[start]

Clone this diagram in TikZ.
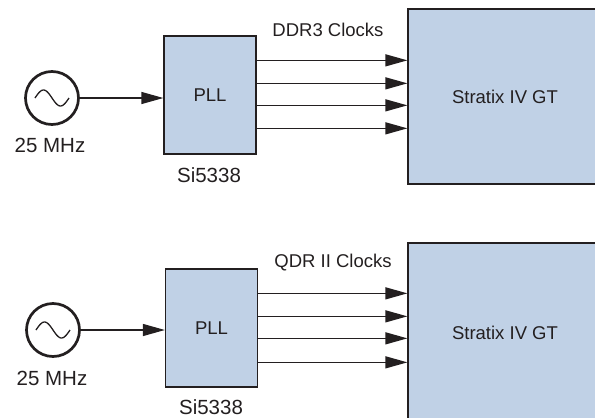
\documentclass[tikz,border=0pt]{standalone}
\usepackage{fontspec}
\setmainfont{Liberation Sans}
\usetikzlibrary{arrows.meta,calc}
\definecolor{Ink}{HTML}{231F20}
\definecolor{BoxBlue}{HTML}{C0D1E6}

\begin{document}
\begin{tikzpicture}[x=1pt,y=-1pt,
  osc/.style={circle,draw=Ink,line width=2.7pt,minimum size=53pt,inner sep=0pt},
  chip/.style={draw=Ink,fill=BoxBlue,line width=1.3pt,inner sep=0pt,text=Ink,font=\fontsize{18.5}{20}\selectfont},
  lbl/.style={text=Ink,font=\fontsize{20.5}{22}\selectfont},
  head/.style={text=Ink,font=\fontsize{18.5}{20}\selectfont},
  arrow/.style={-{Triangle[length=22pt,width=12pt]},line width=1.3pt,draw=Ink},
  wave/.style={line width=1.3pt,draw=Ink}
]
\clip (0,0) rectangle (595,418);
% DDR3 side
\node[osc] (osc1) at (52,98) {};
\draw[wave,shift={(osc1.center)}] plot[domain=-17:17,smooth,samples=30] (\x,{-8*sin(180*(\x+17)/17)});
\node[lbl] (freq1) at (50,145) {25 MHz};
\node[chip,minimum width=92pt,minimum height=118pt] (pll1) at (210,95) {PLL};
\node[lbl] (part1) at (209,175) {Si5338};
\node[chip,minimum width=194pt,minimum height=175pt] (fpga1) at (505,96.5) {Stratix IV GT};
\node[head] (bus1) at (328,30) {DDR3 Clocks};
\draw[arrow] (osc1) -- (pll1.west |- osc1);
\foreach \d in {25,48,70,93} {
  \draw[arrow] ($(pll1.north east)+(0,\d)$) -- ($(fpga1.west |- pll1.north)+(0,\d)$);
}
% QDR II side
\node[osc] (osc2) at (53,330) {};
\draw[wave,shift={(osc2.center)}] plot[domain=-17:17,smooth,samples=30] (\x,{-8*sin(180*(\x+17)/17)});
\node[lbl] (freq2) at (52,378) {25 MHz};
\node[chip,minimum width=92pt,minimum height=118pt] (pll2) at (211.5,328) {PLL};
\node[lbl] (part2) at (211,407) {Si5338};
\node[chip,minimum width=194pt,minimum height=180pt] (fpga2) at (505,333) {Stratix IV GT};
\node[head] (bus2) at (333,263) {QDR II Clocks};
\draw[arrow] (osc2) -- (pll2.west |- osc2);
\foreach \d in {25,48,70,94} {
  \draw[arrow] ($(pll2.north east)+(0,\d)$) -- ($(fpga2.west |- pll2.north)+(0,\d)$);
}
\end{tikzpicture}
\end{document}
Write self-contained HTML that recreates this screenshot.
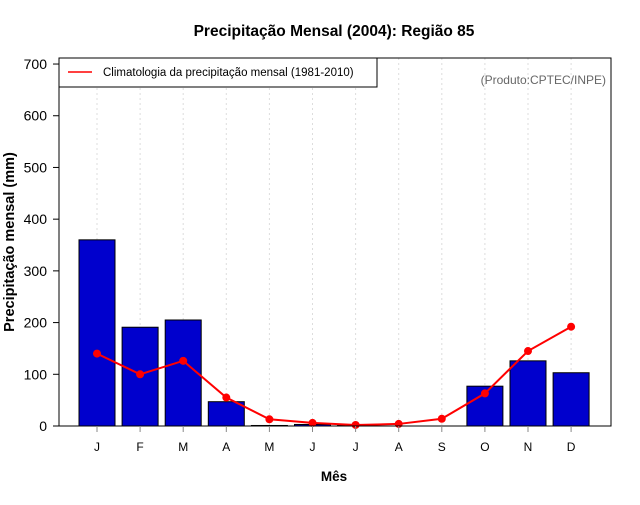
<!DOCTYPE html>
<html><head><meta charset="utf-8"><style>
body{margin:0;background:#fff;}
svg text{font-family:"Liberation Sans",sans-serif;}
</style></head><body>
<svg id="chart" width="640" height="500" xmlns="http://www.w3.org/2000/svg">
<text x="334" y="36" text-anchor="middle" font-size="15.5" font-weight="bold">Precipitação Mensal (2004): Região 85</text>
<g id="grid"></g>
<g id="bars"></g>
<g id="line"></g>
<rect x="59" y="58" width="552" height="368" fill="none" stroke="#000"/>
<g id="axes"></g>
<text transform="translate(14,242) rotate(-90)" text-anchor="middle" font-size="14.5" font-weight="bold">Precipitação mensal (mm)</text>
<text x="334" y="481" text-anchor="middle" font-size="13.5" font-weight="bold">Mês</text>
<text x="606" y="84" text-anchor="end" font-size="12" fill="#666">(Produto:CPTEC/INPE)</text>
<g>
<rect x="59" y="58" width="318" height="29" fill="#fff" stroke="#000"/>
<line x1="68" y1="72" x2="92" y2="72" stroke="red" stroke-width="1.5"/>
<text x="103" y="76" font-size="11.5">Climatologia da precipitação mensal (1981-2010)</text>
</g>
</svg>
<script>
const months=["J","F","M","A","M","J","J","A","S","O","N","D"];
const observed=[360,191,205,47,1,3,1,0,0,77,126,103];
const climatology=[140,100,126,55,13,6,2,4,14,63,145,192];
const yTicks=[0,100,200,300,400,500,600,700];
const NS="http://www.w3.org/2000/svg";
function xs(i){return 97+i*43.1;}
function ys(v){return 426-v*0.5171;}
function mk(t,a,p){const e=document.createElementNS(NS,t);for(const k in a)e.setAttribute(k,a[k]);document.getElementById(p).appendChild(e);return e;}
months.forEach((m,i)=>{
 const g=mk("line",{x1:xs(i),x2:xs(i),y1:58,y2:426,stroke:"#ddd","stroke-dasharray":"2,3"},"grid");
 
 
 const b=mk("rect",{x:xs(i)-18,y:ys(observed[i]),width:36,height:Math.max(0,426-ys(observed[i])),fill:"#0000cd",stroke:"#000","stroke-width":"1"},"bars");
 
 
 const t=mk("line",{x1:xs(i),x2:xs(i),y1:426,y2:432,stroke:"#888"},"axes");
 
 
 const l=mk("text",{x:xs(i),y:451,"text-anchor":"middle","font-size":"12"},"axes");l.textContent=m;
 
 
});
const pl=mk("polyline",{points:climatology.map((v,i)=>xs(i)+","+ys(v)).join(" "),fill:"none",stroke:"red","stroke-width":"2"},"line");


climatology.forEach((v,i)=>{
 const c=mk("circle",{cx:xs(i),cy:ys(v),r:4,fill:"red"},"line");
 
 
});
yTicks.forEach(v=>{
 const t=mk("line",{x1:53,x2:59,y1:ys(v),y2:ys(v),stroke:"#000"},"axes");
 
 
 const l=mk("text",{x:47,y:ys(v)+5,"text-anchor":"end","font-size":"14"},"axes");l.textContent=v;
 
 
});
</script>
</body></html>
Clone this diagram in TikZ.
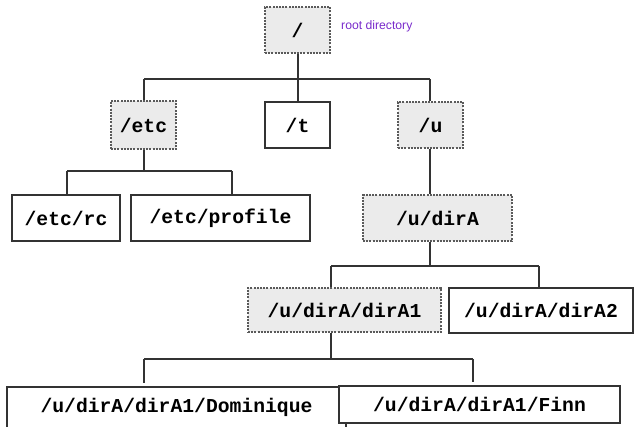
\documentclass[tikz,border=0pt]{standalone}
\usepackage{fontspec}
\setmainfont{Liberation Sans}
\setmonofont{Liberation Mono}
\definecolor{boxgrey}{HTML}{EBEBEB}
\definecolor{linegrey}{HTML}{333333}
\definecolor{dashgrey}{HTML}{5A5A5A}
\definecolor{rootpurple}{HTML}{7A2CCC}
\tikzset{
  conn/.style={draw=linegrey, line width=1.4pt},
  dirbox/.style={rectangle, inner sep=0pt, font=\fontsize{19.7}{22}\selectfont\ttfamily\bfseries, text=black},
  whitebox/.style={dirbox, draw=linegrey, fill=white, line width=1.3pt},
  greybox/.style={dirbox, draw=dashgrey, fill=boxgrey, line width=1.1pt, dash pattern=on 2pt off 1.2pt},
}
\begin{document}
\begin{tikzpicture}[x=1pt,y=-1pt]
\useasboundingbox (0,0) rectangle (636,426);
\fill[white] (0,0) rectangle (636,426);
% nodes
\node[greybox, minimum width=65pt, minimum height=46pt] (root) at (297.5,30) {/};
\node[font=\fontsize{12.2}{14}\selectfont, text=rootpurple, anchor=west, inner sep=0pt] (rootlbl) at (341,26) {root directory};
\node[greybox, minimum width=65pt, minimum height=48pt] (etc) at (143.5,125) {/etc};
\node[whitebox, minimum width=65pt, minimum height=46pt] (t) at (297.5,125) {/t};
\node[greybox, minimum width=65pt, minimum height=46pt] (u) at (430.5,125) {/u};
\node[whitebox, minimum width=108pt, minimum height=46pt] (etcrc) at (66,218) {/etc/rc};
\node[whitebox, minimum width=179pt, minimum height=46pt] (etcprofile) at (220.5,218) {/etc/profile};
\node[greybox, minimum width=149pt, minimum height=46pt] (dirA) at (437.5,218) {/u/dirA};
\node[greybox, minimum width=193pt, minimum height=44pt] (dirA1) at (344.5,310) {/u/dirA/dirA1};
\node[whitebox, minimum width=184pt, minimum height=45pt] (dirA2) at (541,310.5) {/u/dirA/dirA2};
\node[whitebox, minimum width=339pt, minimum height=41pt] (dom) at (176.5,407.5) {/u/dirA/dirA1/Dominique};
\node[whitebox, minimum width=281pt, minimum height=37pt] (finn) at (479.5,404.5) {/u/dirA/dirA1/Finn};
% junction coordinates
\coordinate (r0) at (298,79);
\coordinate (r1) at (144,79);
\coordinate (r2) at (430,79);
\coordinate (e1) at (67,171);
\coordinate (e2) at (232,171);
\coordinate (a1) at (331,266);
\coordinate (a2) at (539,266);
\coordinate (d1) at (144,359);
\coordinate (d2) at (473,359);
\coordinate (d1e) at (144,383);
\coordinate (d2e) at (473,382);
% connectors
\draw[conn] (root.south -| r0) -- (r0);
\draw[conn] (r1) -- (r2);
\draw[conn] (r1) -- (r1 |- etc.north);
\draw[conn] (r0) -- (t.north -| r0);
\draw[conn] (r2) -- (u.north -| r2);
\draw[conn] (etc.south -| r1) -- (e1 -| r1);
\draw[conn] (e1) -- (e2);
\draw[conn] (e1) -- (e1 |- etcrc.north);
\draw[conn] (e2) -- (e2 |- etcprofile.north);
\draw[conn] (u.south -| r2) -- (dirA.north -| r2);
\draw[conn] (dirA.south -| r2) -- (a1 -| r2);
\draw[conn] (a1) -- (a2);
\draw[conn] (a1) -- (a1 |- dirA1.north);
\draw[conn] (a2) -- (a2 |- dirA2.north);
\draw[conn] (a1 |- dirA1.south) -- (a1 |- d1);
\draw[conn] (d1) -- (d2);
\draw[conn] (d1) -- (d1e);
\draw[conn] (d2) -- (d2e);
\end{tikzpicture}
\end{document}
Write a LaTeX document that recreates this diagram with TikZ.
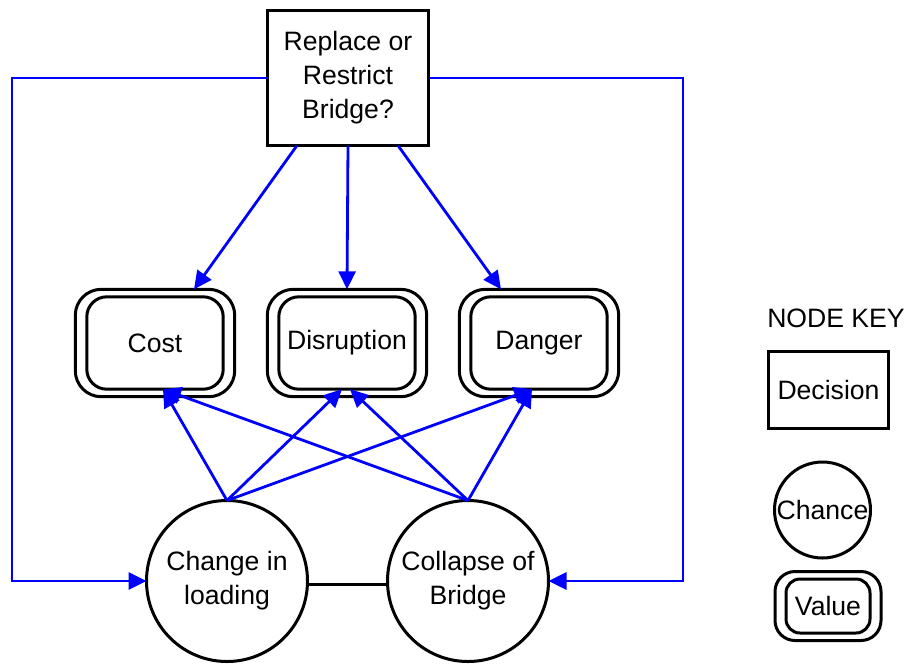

[end]

WRITTEN TASK:
Look through the entries above; copy every line holding the string "recreates".

REPLY TO THE EXERCISE:
Write self-contained HTML that recreates this screenshot.
Write a LaTeX document that recreates this diagram with TikZ.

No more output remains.